On the first Decoration Day, 5,000 participants decorated the graves of 20,000 Union and Confederate soldiers buried at Arlington Cemetery. New York was the first state to officially recognize the holiday in 1873. By 1890 it was recognized by all northern states. However, the South refused to acknowledge the day and honored their dead-on separate days until after WW1 when the holiday was changed to honoring all Americans who died fighting in any war. Congress passed the National Holiday Act of 1971 to observe Memorial Day on the last Monday in May in almost every state. Several southern states have an additional day for honoring the Confederate war dead: Texas January 19, Alabama, Florida, Georgia, and Mississippi April 26. May 10 In South Carolina and June 3rd in Louisiana and Tennessee.
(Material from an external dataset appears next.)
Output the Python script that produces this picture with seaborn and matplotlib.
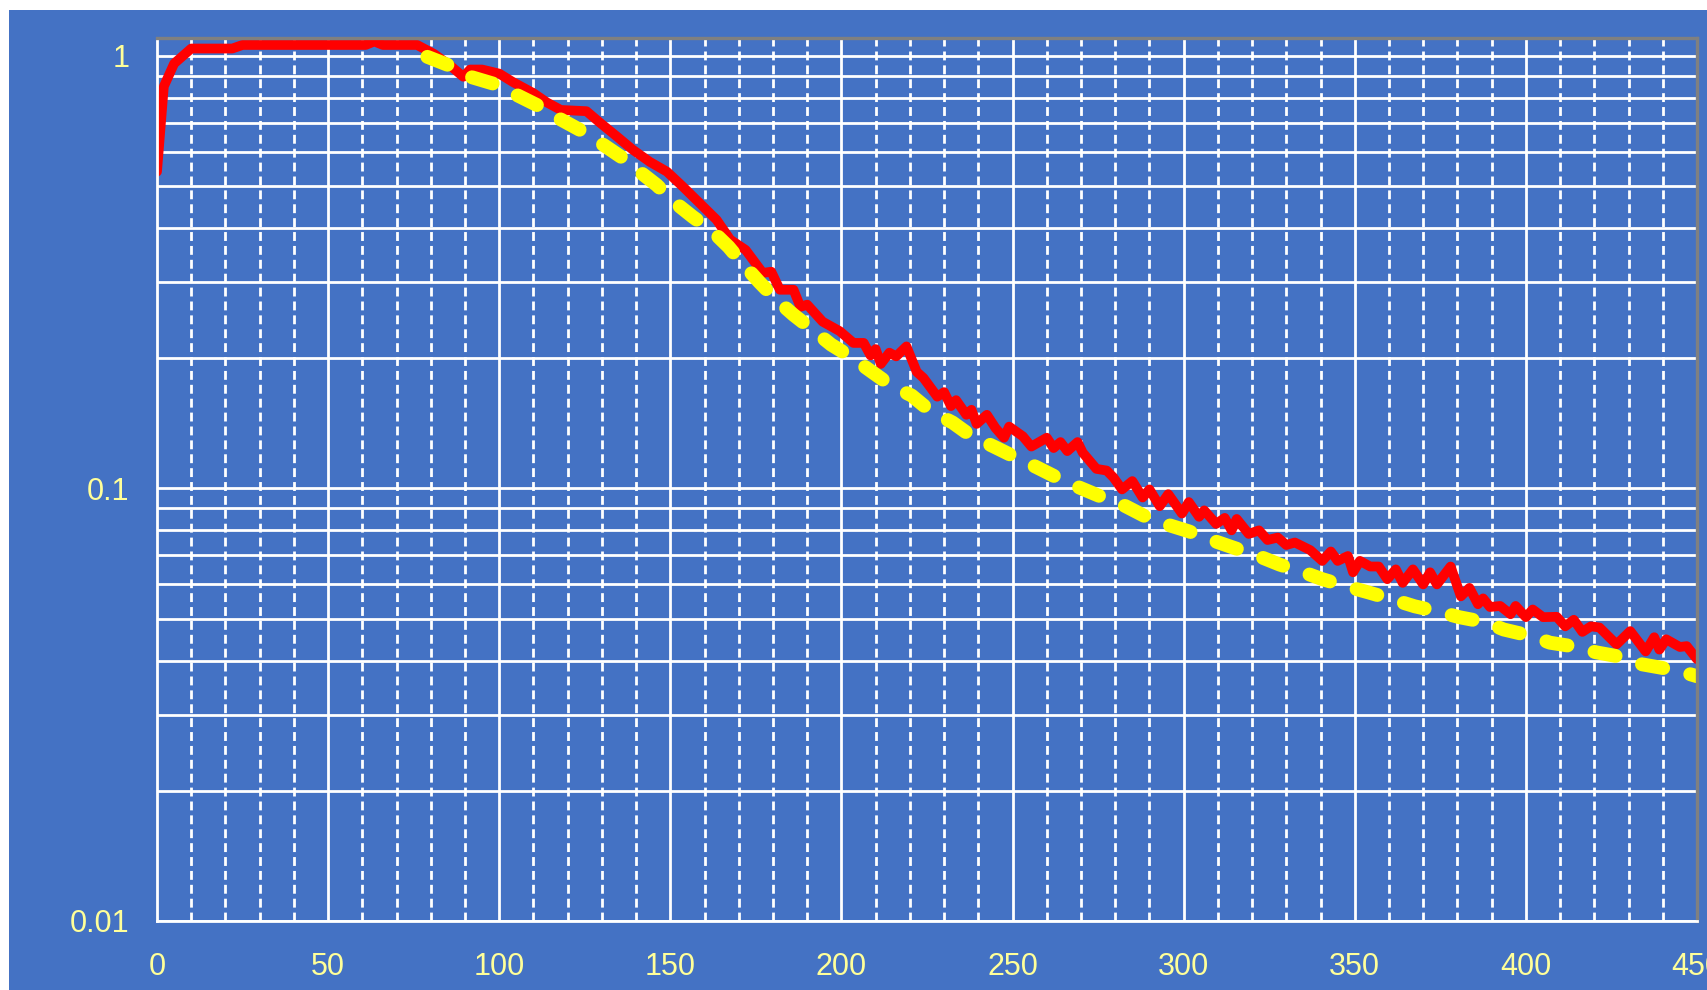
import numpy as np
import pandas as pd
import matplotlib
matplotlib.use("Agg")
import matplotlib.pyplot as plt
from matplotlib.patches import Rectangle
from matplotlib.ticker import FixedLocator, NullFormatter, FixedFormatter
import seaborn as sns

# Measured survival fraction (red) vs. time
measured_x = [0, 2, 5, 10, 22, 25, 61, 63.5, 66, 76, 81, 86, 89.5, 91.5, 95, 100, 104,
              110, 114, 118, 125.5, 129.5, 134.5, 139, 144, 149, 153.5, 158.5, 163.5,
              167.5, 172, 177, 179.5, 182, 186, 188, 190, 194.5, 199.5, 203.5, 206.5,
              208.5, 210, 211.5, 214, 216, 219, 222, 224, 228, 230, 232, 233.5, 236.5,
              238, 239.5, 242.5, 245, 247.5, 249, 253, 255.5, 260, 262, 264, 266, 269,
              270.5, 274.5, 277.5, 279.5, 282, 285, 288, 290, 293, 295.5, 299.5, 301.5,
              304.5, 306, 309.5, 312, 314, 315.5, 319, 322, 324.5, 327.5, 330, 332.5,
              335.5, 337, 340.5, 343, 345, 348, 349.5, 351.5, 354.5, 357, 359.5, 362,
              364, 367, 370, 372, 374, 378, 381, 383.5, 386, 387.5, 389.5, 392.5, 395.5,
              397, 400, 402, 405, 409, 411.5, 414, 416.5, 419, 421.5, 426.5, 430.5, 435,
              437.5, 439, 441, 445, 447, 450]
measured_y = [0.54, 0.85, 0.96, 1.04, 1.04, 1.06, 1.06, 1.08, 1.06, 1.06, 1.01, 0.945,
              0.895, 0.93, 0.93, 0.91, 0.87, 0.82, 0.78, 0.75, 0.745, 0.70, 0.65, 0.607,
              0.569, 0.54, 0.50, 0.457, 0.418, 0.376, 0.356, 0.315, 0.317, 0.288, 0.288,
              0.263, 0.266, 0.243, 0.231, 0.217, 0.217, 0.203, 0.21, 0.194, 0.206, 0.202,
              0.213, 0.186, 0.18, 0.163, 0.167, 0.155, 0.16, 0.148, 0.152, 0.141, 0.148,
              0.138, 0.131, 0.139, 0.132, 0.125, 0.131, 0.124, 0.128, 0.122, 0.128,
              0.121, 0.111, 0.110, 0.106, 0.0995, 0.104, 0.0953, 0.0995, 0.091, 0.097,
              0.0875, 0.093, 0.086, 0.089, 0.0828, 0.0855, 0.080, 0.085, 0.0785, 0.080,
              0.076, 0.077, 0.074, 0.075, 0.073, 0.072, 0.068, 0.0715, 0.068, 0.0698,
              0.064, 0.068, 0.066, 0.066, 0.0617, 0.065, 0.0605, 0.065, 0.060, 0.064,
              0.060, 0.066, 0.0563, 0.0589, 0.054, 0.0557, 0.0532, 0.0535, 0.0512,
              0.0535, 0.0504, 0.0525, 0.0504, 0.0505, 0.048, 0.0497, 0.0466, 0.048,
              0.0477, 0.0436, 0.0468, 0.042, 0.0453, 0.0424, 0.0448, 0.043, 0.0432,
              0.0403]

# Model curve (yellow, dashed)
model_x = [79, 86.5, 91.5, 99.5, 105, 112, 117, 123.5, 129.5, 135.5, 141, 146, 151.5,
           156.5, 162.5, 167, 171, 176, 181, 186, 191.5, 197, 203, 208.5, 214.5, 220.5,
           226, 232.5, 237.5, 244.5, 250, 257, 263, 269.5, 275.5, 283, 289, 295, 301.5,
           308.5, 314.5, 322, 328, 335, 340.5, 347.5, 354, 361, 367.5, 375, 380.5,
           388.5, 393.5, 402, 407, 415, 420.5, 428.5, 434, 442, 448, 450]
model_y = [0.995, 0.943, 0.895, 0.857, 0.813, 0.763, 0.72, 0.675, 0.63, 0.585, 0.54,
           0.503, 0.457, 0.425, 0.392, 0.362, 0.332, 0.30, 0.273, 0.252, 0.233, 0.215,
           0.201, 0.187, 0.173, 0.164, 0.151, 0.142, 0.133, 0.125, 0.119, 0.112, 0.106,
           0.1005, 0.096, 0.091, 0.086, 0.0826, 0.0796, 0.0758, 0.073, 0.0697, 0.0667,
           0.064, 0.0617, 0.0594, 0.0575, 0.0554, 0.0534, 0.0518, 0.0504, 0.049,
           0.0472, 0.0455, 0.044, 0.043, 0.0418, 0.0407, 0.0392, 0.0382, 0.0372,
           0.0368]

y_major = [0.01, 0.1, 1]
y_major_labels = ["0.01", "0.1", "1"]
x_major = [0, 50, 100, 150, 200, 250, 300, 350, 400, 450]

BLUE = "#4472C4"
LABEL = "#FFFF99"
GRID_LW = 2.0

sns.set_theme(style="white")
plt.rcParams["font.family"] = ["Liberation Sans", "DejaVu Sans"]

fig = plt.figure(figsize=(17.08, 9.90), dpi=100, facecolor="white")
# blue slide background, leaving a thin white strip at the top and left
fig.patches.append(Rectangle((9 / 1708, 0), 1 - 9 / 1708, 1 - 10 / 990,
                             transform=fig.transFigure, facecolor=BLUE,
                             edgecolor="none", zorder=-10))

ax = fig.add_axes([157 / 1708, 1 - 921 / 990, (1697 - 157) / 1708, (921 - 38) / 990])
ax.set_facecolor(BLUE)

measured = pd.DataFrame({"t": measured_x, "s": measured_y})
model = pd.DataFrame({"t": model_x, "s": model_y})

ax.set_yscale("log")
ax.set_xlim(0, 450)
ax.set_ylim(0.01, 1.1)

# grid: solid white at every log subdivision, solid at 50s and dashed at 10s on x
for dec in (0.01, 0.1):
    for m in range(1, 10):
        ax.axhline(dec * m, color="white", lw=GRID_LW, zorder=1)
ax.axhline(1.0, color="white", lw=GRID_LW, zorder=1)
for xv in range(10, 450, 10):
    if xv % 50 == 0:
        ax.axvline(xv, color="white", lw=GRID_LW, zorder=1)
    else:
        ax.axvline(xv, color="white", lw=GRID_LW, linestyle=(0, (3.2, 1.8)), zorder=1)

sns.lineplot(data=measured, x="t", y="s", ax=ax, color="#FF0000", lw=7.0,
             solid_joinstyle="round", solid_capstyle="round", zorder=3,
             estimator=None, sort=False)
sns.lineplot(data=model, x="t", y="s", ax=ax, color="#FFFF00", lw=10.0,
             linestyle=(0, (1.55, 2.0)), dash_capstyle="round", zorder=4,
             estimator=None, sort=False)

ax.set_xlabel("")
ax.set_ylabel("")

ax.yaxis.set_major_locator(FixedLocator(y_major))
ax.yaxis.set_major_formatter(FixedFormatter(y_major_labels))
ax.yaxis.set_minor_locator(FixedLocator([]))
ax.yaxis.set_minor_formatter(NullFormatter())
ax.set_xticks(x_major)
ax.set_xticklabels([str(v) for v in x_major])

ax.tick_params(axis="both", which="major", direction="out", length=7, width=GRID_LW,
               color="white", labelcolor=LABEL, labelsize=22)
ax.tick_params(axis="y", pad=13)
ax.tick_params(axis="x", pad=15)
ax.tick_params(axis="both", which="minor", length=0)

for side in ("left", "bottom"):
    ax.spines[side].set_color("white")
    ax.spines[side].set_linewidth(GRID_LW)
for side in ("top", "right"):
    ax.spines[side].set_color("#808080")
    ax.spines[side].set_linewidth(2.4)
for s in ax.spines.values():
    s.set_zorder(5)

fig.savefig("out.png", dpi=100, facecolor="white")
In 1915, inspired by the poem “In Flanders Fields” Moina Michael replied with her own poem We cherish too, the Poppy red That grows in fields where valor led, It seems to signal to the skies That blood of heroes never dies.
She conceived of the idea to wear red poppies on Memorial Day. She was the first to wear one and sold poppies to her friends and co-workers with the money benefitting servicemen in need. Shortly before Memorial Day in 1922 the VFW became the first veteran’s organization to nationally sell poppies. In 1948 the US Post Office honored Ms. Michael by issuing a red 3 cent stamp with her likeness on it.
On December 2000 a resolution passed which asks that at 3pm local time all Americans “voluntarily and informally observe in their own way a Moment of Remembrance and respect, pausing from whatever they are doing for a moment of silence of listening to “Taps”.
My father is buried at the Presidio national cemetery In San Francisco, California.
Each year I pray that we will have no more wars, but that has certainly not been answered.